There was also a bookstore with a bar in it, which I think is a fantastic idea, although this bar hasn’t got any whiskey, only wine and beer. I suppose it’s a bit more work to get drunk off beer than off whiskey and one doesn’t want idiots staggering about one’s bookstore spilling drinks on the books and pawing at the shelves but it still would have been better with whiskey. If I ever open a bookstore bar I shall have whiskey in it and I simply shan’t allow any persons to enter who can’t drink respectably, which I suppose is not a very good business model for a bar, but if I ever have enough money to open a bookstore bar it will be because I am so spectacularly rich I can open a bookstore for recreational reasons and then it won’t matter if I haven’t got a very good business model and the only people who can come in will be people I like and nobody will be allowed to talk about stupid books either.

Oh! but I meant to say that I got an omnibus of His Dark Materials and took it on the train with me and read it in huge gulps all weekend—I’ve read them all before of course, probably a dozen times each, but not in years, and I hadn’t exactly forgotten how much I love those books but I hadn’t thought about them in a while. They’re brilliant in a lot of ways and even when they aren’t they are so gorgeous it doesn’t matter. There’s something delicious about reading books like that in winter. And on the train home I cried like a little kid at the death of Lee Scoresby, and the train was so crowded I’d had to sit next to some hippie-ish character who had tucked a pint of milk in his seat-back pocket and the train was hot and the milk had gone off a bit, so I snuffled through the death of Lee Scoresby next to this snoring stranger who smelt of spoilt milk and feet, and I didn’t even mind. Well, I minded enough to tell you about it, I guess.

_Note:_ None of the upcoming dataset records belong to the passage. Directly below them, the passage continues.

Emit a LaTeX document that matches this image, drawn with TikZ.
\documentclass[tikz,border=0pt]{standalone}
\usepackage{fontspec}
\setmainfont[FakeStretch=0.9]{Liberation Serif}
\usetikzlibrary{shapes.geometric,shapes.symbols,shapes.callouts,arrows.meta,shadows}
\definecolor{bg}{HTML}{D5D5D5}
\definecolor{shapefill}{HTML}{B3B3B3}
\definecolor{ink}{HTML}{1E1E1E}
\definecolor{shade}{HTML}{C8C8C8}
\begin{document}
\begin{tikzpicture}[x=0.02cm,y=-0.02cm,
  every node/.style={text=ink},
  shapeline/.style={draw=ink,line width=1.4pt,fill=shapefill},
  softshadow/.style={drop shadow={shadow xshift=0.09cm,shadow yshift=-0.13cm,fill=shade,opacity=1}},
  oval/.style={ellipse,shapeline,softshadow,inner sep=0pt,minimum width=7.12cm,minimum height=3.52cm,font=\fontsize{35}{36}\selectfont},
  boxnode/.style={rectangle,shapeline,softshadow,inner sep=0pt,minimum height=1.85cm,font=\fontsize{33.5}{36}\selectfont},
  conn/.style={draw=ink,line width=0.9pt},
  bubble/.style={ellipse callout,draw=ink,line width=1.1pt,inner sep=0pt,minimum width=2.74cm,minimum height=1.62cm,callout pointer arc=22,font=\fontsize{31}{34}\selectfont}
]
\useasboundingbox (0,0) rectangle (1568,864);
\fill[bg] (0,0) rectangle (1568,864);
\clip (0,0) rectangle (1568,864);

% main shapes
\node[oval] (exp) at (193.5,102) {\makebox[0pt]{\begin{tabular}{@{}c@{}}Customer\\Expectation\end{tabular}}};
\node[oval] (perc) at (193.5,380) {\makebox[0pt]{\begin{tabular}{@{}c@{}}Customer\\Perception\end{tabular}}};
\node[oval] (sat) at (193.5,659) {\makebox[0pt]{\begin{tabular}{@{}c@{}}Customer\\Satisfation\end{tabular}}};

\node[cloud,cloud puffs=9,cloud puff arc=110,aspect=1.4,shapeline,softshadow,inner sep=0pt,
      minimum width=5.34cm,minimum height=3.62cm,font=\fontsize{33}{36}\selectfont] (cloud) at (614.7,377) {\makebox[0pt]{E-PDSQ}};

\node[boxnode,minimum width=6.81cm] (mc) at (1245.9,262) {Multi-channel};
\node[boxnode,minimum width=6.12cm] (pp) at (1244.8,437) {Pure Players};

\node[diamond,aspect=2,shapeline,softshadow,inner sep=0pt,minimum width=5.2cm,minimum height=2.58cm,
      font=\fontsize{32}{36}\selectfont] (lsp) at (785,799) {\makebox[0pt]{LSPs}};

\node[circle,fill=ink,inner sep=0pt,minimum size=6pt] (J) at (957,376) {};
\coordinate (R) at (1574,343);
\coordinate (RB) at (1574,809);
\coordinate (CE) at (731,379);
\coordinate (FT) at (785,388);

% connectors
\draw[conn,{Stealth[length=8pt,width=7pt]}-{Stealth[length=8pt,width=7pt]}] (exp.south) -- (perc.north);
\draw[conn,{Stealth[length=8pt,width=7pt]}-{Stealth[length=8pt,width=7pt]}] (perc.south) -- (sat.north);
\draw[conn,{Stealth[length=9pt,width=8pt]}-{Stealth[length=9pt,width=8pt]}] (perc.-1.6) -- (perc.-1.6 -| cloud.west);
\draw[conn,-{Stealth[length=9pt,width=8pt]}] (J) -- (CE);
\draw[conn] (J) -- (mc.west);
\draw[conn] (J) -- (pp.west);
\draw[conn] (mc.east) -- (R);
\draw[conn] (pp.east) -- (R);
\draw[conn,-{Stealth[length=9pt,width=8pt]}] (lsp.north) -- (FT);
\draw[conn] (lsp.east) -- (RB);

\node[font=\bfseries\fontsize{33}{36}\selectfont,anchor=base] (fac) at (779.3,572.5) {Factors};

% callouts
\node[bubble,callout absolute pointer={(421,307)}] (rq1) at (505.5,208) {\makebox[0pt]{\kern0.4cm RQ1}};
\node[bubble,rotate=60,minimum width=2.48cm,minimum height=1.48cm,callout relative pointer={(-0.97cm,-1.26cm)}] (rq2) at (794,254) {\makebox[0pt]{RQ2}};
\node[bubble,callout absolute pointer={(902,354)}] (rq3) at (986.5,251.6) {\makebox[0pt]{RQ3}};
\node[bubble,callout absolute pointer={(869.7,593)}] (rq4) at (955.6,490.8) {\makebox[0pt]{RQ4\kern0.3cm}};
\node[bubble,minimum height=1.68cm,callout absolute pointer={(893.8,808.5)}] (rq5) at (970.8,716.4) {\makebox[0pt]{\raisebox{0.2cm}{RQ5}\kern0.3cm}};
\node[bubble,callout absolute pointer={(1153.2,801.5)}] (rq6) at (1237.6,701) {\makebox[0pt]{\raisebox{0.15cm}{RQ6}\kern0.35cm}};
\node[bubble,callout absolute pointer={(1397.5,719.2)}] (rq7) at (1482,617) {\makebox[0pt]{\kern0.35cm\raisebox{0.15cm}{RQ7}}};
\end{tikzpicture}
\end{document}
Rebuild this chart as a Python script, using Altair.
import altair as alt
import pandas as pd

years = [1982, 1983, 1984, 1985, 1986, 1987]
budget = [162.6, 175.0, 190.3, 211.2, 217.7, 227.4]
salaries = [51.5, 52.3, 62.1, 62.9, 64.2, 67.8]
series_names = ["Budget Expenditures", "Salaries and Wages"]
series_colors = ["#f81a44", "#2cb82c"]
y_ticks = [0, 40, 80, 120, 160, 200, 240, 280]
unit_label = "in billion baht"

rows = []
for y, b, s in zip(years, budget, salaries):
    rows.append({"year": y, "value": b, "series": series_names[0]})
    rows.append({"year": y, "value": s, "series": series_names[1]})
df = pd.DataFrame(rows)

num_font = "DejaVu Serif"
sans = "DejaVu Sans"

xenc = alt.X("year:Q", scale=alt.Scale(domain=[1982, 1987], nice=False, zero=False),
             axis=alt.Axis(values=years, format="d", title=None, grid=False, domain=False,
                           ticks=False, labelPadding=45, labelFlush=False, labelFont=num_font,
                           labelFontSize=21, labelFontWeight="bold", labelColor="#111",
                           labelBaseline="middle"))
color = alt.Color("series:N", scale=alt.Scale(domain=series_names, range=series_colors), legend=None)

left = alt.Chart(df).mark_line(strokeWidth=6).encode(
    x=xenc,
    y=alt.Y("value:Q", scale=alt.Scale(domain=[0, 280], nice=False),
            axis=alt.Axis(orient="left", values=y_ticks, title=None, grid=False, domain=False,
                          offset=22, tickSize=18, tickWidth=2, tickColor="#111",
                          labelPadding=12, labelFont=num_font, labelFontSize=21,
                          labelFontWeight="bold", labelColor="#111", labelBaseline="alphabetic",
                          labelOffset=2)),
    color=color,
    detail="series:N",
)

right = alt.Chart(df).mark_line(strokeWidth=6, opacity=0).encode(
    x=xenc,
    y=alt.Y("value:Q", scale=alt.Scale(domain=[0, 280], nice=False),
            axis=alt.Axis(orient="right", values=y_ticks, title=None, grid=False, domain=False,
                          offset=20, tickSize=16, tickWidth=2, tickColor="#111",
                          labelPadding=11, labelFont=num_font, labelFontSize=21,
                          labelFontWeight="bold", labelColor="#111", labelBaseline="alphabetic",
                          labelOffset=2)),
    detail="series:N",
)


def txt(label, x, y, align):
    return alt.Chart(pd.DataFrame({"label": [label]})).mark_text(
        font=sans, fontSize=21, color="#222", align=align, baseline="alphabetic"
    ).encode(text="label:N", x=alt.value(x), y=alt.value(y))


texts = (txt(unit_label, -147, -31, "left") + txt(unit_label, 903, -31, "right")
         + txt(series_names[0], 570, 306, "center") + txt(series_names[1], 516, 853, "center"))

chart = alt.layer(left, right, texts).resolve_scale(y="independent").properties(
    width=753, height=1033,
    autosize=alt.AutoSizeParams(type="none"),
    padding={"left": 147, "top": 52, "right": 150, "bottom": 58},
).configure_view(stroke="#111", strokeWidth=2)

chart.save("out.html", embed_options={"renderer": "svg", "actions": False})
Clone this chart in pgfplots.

I have a million things to do! as always! But it was awfully nice to have a weekend. I don’t get those very often, to tell you the truth. Beauty Is a Wound just came in for me at the library, I will tell you about it, and also I am still reading The Loved Ones by Alia Mamdouh in little bits here and there, and I am like five hundredth in line at the library for M Train, there are a bunch of other books in a pile on the floor that I can’t remember the titles of [SOMEONE MAKE ME STOP BUYING BOOKS FOR THE LOVE OF GOD], obviously I’m not doing anything until I finish The Amber Spyglass but that won’t take long. I didn’t know about dark matter when I first read those books and then I wrote a whole book of my own about the wild mysteries of the cosmos and all the bits about dark matter now seem both sillier and more beautiful in a way that’s hard to explain. Dust happens when matter becomes aware of itself; that’s a nice way to think about it, if you ask me, although an astronomer would probably throw The Golden Compass at your head for putting it like that. I know I always sound like a hippie and of course in fact I’m quite fierce and very goth and mean but I can’t help it, I still think the universe is breathing. Take care, okay? Take care of yourselves. Take care of each other.